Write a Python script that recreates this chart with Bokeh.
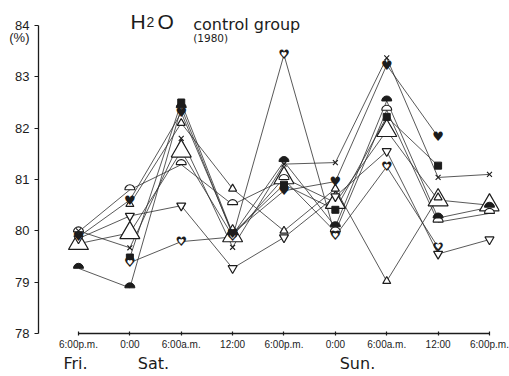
import math

from bokeh.core.properties import value
from bokeh.embed import file_html
from bokeh.models import FixedTicker, Label, LinearAxis
from bokeh.plotting import figure
from bokeh.resources import INLINE

nan = float("nan")

# sampling times, hours after Friday 6:00 p.m.
hours = [0, 6, 12, 18, 24, 30, 36, 42, 48]
time_labels = ["6:00p.m.", "0:00", "6:00a.m.", "12:00", "6:00p.m.",
               "0:00", "6:00a.m.", "12:00", "6:00p.m."]
y_ticks = [78, 79, 80, 81, 82, 83, 84]
day_names = ["Fri.", "Sat.", "Sun."]

# water content (%) of each subject in the control group
group_mean = [79.75, 79.96, 81.55, 79.90, 81.03, 80.55, 81.95, 80.60, 80.50]
half_disc_filled = [79.27, 78.89, 82.40, 79.92, 81.35, 80.08, 82.53, 80.25, 80.46]
half_disc_open = [79.98, 80.80, 81.29, 80.51, 81.00, 79.98, 82.35, 80.17, 80.34]
tri_down_open = [79.85, 80.29, 80.49, 79.27, 79.87, 80.67, 81.55, 79.55, 79.83]
heart_open = [nan, 79.38, 79.79, 79.88, 83.43, 79.90, 81.25, 79.68, nan]
heart_filled = [79.88, 80.60, 82.30, 79.95, 80.78, 80.96, 83.23, 81.83, nan]
square_filled = [nan, 79.48, 82.50, 79.95, 80.90, 80.41, 82.22, 81.27, nan]
cross_mark = [80.00, 79.67, 81.80, 79.68, 81.30, 81.33, 83.37, 81.04, 81.10]
tri_up_small = [nan, 80.52, 82.10, 80.82, 80.00, 80.82, 79.02, 80.65, nan]

all_series = [group_mean, half_disc_filled, half_disc_open, tri_down_open,
              heart_open, heart_filled, square_filled, cross_mark, tri_up_small]

INK = "#1c1c1c"
FONT = "Liberation Sans"
WIDE = "DejaVu Sans"
HEART = "\u2665\ufe0e"  # heart symbol kept in plain text presentation

p = figure(frame_width=461, frame_height=328,
           x_range=(-4.67, 49.17), y_range=(78, 84.39),
           min_border_left=38, min_border_right=10,
           min_border_top=5, min_border_bottom=43,
           output_backend="svg", toolbar_location=None)
p.outline_line_color = None
p.grid.visible = False
p.background_fill_color = "white"
p.border_fill_color = "white"

# time axis
p.xaxis.ticker = FixedTicker(ticks=hours)
p.xaxis.major_label_overrides = {h: t for h, t in zip(hours, time_labels)}
p.xaxis.bounds = (hours[0], hours[-1])
p.xaxis.major_tick_in = 2
p.xaxis.major_tick_out = 2
p.xaxis.minor_tick_line_color = None
p.xaxis.major_label_standoff = 3
p.xaxis.major_label_text_font_size = "10px"

# value axis; the unit sits as an extra label just under the top tick,
# the visible tick marks are drawn as minor ticks at the whole percents
unit_pos = 83.77
p.yaxis.ticker = FixedTicker(ticks=y_ticks + [unit_pos], minor_ticks=y_ticks)
p.yaxis.major_label_overrides = {unit_pos: "(%)"}
p.yaxis.bounds = (y_ticks[0], y_ticks[-1])
p.yaxis.major_tick_in = 0
p.yaxis.major_tick_out = 0
p.yaxis.major_tick_line_color = None
p.yaxis.minor_tick_in = 0
p.yaxis.minor_tick_out = 4
p.yaxis.minor_tick_line_width = 1.2
p.yaxis.minor_tick_line_color = INK
p.yaxis.major_label_standoff = 5
p.yaxis.major_label_text_font_size = "13px"

for ax in (p.xaxis, p.yaxis):
    ax.axis_line_color = INK
    ax.axis_line_width = 1.3
    ax.major_label_text_color = INK
    ax.major_label_text_font = FONT
p.xaxis.major_tick_line_color = INK
p.xaxis.major_tick_line_width = 1.2

# day names as a second, bare axis under the time axis
day_axis = LinearAxis(ticker=FixedTicker(ticks=[-0.35, 8.76, 32.58]),
                      major_label_overrides={-0.35: day_names[0],
                                             8.76: day_names[1],
                                             32.58: day_names[2]})
day_axis.axis_line_color = None
day_axis.major_tick_line_color = None
day_axis.minor_tick_line_color = None
day_axis.major_tick_in = 0
day_axis.major_tick_out = 0
day_axis.major_label_standoff = 1
day_axis.major_label_text_font = WIDE
day_axis.major_label_text_font_size = "16px"
day_axis.major_label_text_color = INK
p.add_layout(day_axis, "below")

# connecting lines
for vals in all_series:
    p.line(hours, vals, line_color="#2e2e2e", line_width=0.8)


def present(vals):
    xs = [h for h, v in zip(hours, vals) if not math.isnan(v)]
    ys = [v for v in vals if not math.isnan(v)]
    return xs, ys


# markers
x, y = present(group_mean)
p.scatter(x, y, marker="triangle", size=20, fill_color="white",
          line_color=INK, line_width=1.2)

x, y = present(half_disc_open)
p.wedge(x, y, radius=5, radius_units="screen", start_angle=0,
        end_angle=math.pi, fill_color="white", line_color=INK, line_width=1.1)

x, y = present(half_disc_filled)
p.wedge(x, y, radius=5, radius_units="screen", start_angle=0,
        end_angle=math.pi, fill_color=INK, line_color=INK)

x, y = present(tri_down_open)
p.scatter(x, y, marker="inverted_triangle", size=9, fill_color="white",
          line_color=INK, line_width=1.2)

x, y = present(tri_up_small)
p.scatter(x, y, marker="triangle", size=8, fill_color="white",
          line_color=INK, line_width=1.2)

x, y = present(square_filled)
p.scatter(x, y, marker="square", size=7, fill_color=INK, line_color=INK)

x, y = present(cross_mark)
p.scatter(x, y, marker="x", size=7, line_color=INK, line_width=1.1)

# open hearts: a dark heart with a smaller white heart inside
x, y = present(heart_open)
p.text(x, y, text=[HEART] * len(x), text_align="center",
       text_baseline="middle", text_font=value(WIDE),
       text_font_size="13px", text_color=INK)
p.text(x, y, text=[HEART] * len(x), text_align="center",
       text_baseline="middle", text_font=value(WIDE),
       text_font_size="7px", text_color="white")

x, y = present(heart_filled)
p.text(x, y, text=[HEART] * len(x), text_align="center",
       text_baseline="middle", text_font=value(WIDE),
       text_font_size="13px", text_color=INK)

# title
title_bits = [("H", 6.07, "21px"), ("2", 7.94, "14px"), ("O", 9.23, "21px")]
for txt, hx, fs in title_bits:
    p.add_layout(Label(x=hx, y=84.07, text=txt, text_font=FONT,
                       text_font_size=fs, text_color=INK,
                       text_baseline="alphabetic"))
p.add_layout(Label(x=13.4, y=84.02, text="control group", text_font=WIDE,
                   text_font_size="16px", text_color=INK,
                   text_baseline="alphabetic"))
p.add_layout(Label(x=13.4, y=83.76, text="(1980)", text_font=WIDE,
                   text_font_size="10.5px", text_color=INK,
                   text_baseline="alphabetic"))

open("out.html", "w").write(file_html(p, INLINE))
------------
**Given task:** In this exercise, set down all of the data exactly, without the pictures.

**Written answer:**
Write a Python script that recreates this chart with Bokeh.
import math

from bokeh.core.properties import value
from bokeh.embed import file_html
from bokeh.models import FixedTicker, Label, LinearAxis
from bokeh.plotting import figure
from bokeh.resources import INLINE

nan = float("nan")

# sampling times, hours after Friday 6:00 p.m.
hours = [0, 6, 12, 18, 24, 30, 36, 42, 48]
time_labels = ["6:00p.m.", "0:00", "6:00a.m.", "12:00", "6:00p.m.",
               "0:00", "6:00a.m.", "12:00", "6:00p.m."]
y_ticks = [78, 79, 80, 81, 82, 83, 84]
day_names = ["Fri.", "Sat.", "Sun."]

# water content (%) of each subject in the control group
group_mean = [79.75, 79.96, 81.55, 79.90, 81.03, 80.55, 81.95, 80.60, 80.50]
half_disc_filled = [79.27, 78.89, 82.40, 79.92, 81.35, 80.08, 82.53, 80.25, 80.46]
half_disc_open = [79.98, 80.80, 81.29, 80.51, 81.00, 79.98, 82.35, 80.17, 80.34]
tri_down_open = [79.85, 80.29, 80.49, 79.27, 79.87, 80.67, 81.55, 79.55, 79.83]
heart_open = [nan, 79.38, 79.79, 79.88, 83.43, 79.90, 81.25, 79.68, nan]
heart_filled = [79.88, 80.60, 82.30, 79.95, 80.78, 80.96, 83.23, 81.83, nan]
square_filled = [nan, 79.48, 82.50, 79.95, 80.90, 80.41, 82.22, 81.27, nan]
cross_mark = [80.00, 79.67, 81.80, 79.68, 81.30, 81.33, 83.37, 81.04, 81.10]
tri_up_small = [nan, 80.52, 82.10, 80.82, 80.00, 80.82, 79.02, 80.65, nan]

all_series = [group_mean, half_disc_filled, half_disc_open, tri_down_open,
              heart_open, heart_filled, square_filled, cross_mark, tri_up_small]

INK = "#1c1c1c"
FONT = "Liberation Sans"
WIDE = "DejaVu Sans"
HEART = "\u2665\ufe0e"  # heart symbol kept in plain text presentation

p = figure(frame_width=461, frame_height=328,
           x_range=(-4.67, 49.17), y_range=(78, 84.39),
           min_border_left=38, min_border_right=10,
           min_border_top=5, min_border_bottom=43,
           output_backend="svg", toolbar_location=None)
p.outline_line_color = None
p.grid.visible = False
p.background_fill_color = "white"
p.border_fill_color = "white"

# time axis
p.xaxis.ticker = FixedTicker(ticks=hours)
p.xaxis.major_label_overrides = {h: t for h, t in zip(hours, time_labels)}
p.xaxis.bounds = (hours[0], hours[-1])
p.xaxis.major_tick_in = 2
p.xaxis.major_tick_out = 2
p.xaxis.minor_tick_line_color = None
p.xaxis.major_label_standoff = 3
p.xaxis.major_label_text_font_size = "10px"

# value axis; the unit sits as an extra label just under the top tick,
# the visible tick marks are drawn as minor ticks at the whole percents
unit_pos = 83.77
p.yaxis.ticker = FixedTicker(ticks=y_ticks + [unit_pos], minor_ticks=y_ticks)
p.yaxis.major_label_overrides = {unit_pos: "(%)"}
p.yaxis.bounds = (y_ticks[0], y_ticks[-1])
p.yaxis.major_tick_in = 0
p.yaxis.major_tick_out = 0
p.yaxis.major_tick_line_color = None
p.yaxis.minor_tick_in = 0
p.yaxis.minor_tick_out = 4
p.yaxis.minor_tick_line_width = 1.2
p.yaxis.minor_tick_line_color = INK
p.yaxis.major_label_standoff = 5
p.yaxis.major_label_text_font_size = "13px"

for ax in (p.xaxis, p.yaxis):
    ax.axis_line_color = INK
    ax.axis_line_width = 1.3
    ax.major_label_text_color = INK
    ax.major_label_text_font = FONT
p.xaxis.major_tick_line_color = INK
p.xaxis.major_tick_line_width = 1.2

# day names as a second, bare axis under the time axis
day_axis = LinearAxis(ticker=FixedTicker(ticks=[-0.35, 8.76, 32.58]),
                      major_label_overrides={-0.35: day_names[0],
                                             8.76: day_names[1],
                                             32.58: day_names[2]})
day_axis.axis_line_color = None
day_axis.major_tick_line_color = None
day_axis.minor_tick_line_color = None
day_axis.major_tick_in = 0
day_axis.major_tick_out = 0
day_axis.major_label_standoff = 1
day_axis.major_label_text_font = WIDE
day_axis.major_label_text_font_size = "16px"
day_axis.major_label_text_color = INK
p.add_layout(day_axis, "below")

# connecting lines
for vals in all_series:
    p.line(hours, vals, line_color="#2e2e2e", line_width=0.8)


def present(vals):
    xs = [h for h, v in zip(hours, vals) if not math.isnan(v)]
    ys = [v for v in vals if not math.isnan(v)]
    return xs, ys


# markers
x, y = present(group_mean)
p.scatter(x, y, marker="triangle", size=20, fill_color="white",
          line_color=INK, line_width=1.2)

x, y = present(half_disc_open)
p.wedge(x, y, radius=5, radius_units="screen", start_angle=0,
        end_angle=math.pi, fill_color="white", line_color=INK, line_width=1.1)

x, y = present(half_disc_filled)
p.wedge(x, y, radius=5, radius_units="screen", start_angle=0,
        end_angle=math.pi, fill_color=INK, line_color=INK)

x, y = present(tri_down_open)
p.scatter(x, y, marker="inverted_triangle", size=9, fill_color="white",
          line_color=INK, line_width=1.2)

x, y = present(tri_up_small)
p.scatter(x, y, marker="triangle", size=8, fill_color="white",
          line_color=INK, line_width=1.2)

x, y = present(square_filled)
p.scatter(x, y, marker="square", size=7, fill_color=INK, line_color=INK)

x, y = present(cross_mark)
p.scatter(x, y, marker="x", size=7, line_color=INK, line_width=1.1)

# open hearts: a dark heart with a smaller white heart inside
x, y = present(heart_open)
p.text(x, y, text=[HEART] * len(x), text_align="center",
       text_baseline="middle", text_font=value(WIDE),
       text_font_size="13px", text_color=INK)
p.text(x, y, text=[HEART] * len(x), text_align="center",
       text_baseline="middle", text_font=value(WIDE),
       text_font_size="7px", text_color="white")

x, y = present(heart_filled)
p.text(x, y, text=[HEART] * len(x), text_align="center",
       text_baseline="middle", text_font=value(WIDE),
       text_font_size="13px", text_color=INK)

# title
title_bits = [("H", 6.07, "21px"), ("2", 7.94, "14px"), ("O", 9.23, "21px")]
for txt, hx, fs in title_bits:
    p.add_layout(Label(x=hx, y=84.07, text=txt, text_font=FONT,
                       text_font_size=fs, text_color=INK,
                       text_baseline="alphabetic"))
p.add_layout(Label(x=13.4, y=84.02, text="control group", text_font=WIDE,
                   text_font_size="16px", text_color=INK,
                   text_baseline="alphabetic"))
p.add_layout(Label(x=13.4, y=83.76, text="(1980)", text_font=WIDE,
                   text_font_size="10.5px", text_color=INK,
                   text_baseline="alphabetic"))

open("out.html", "w").write(file_html(p, INLINE))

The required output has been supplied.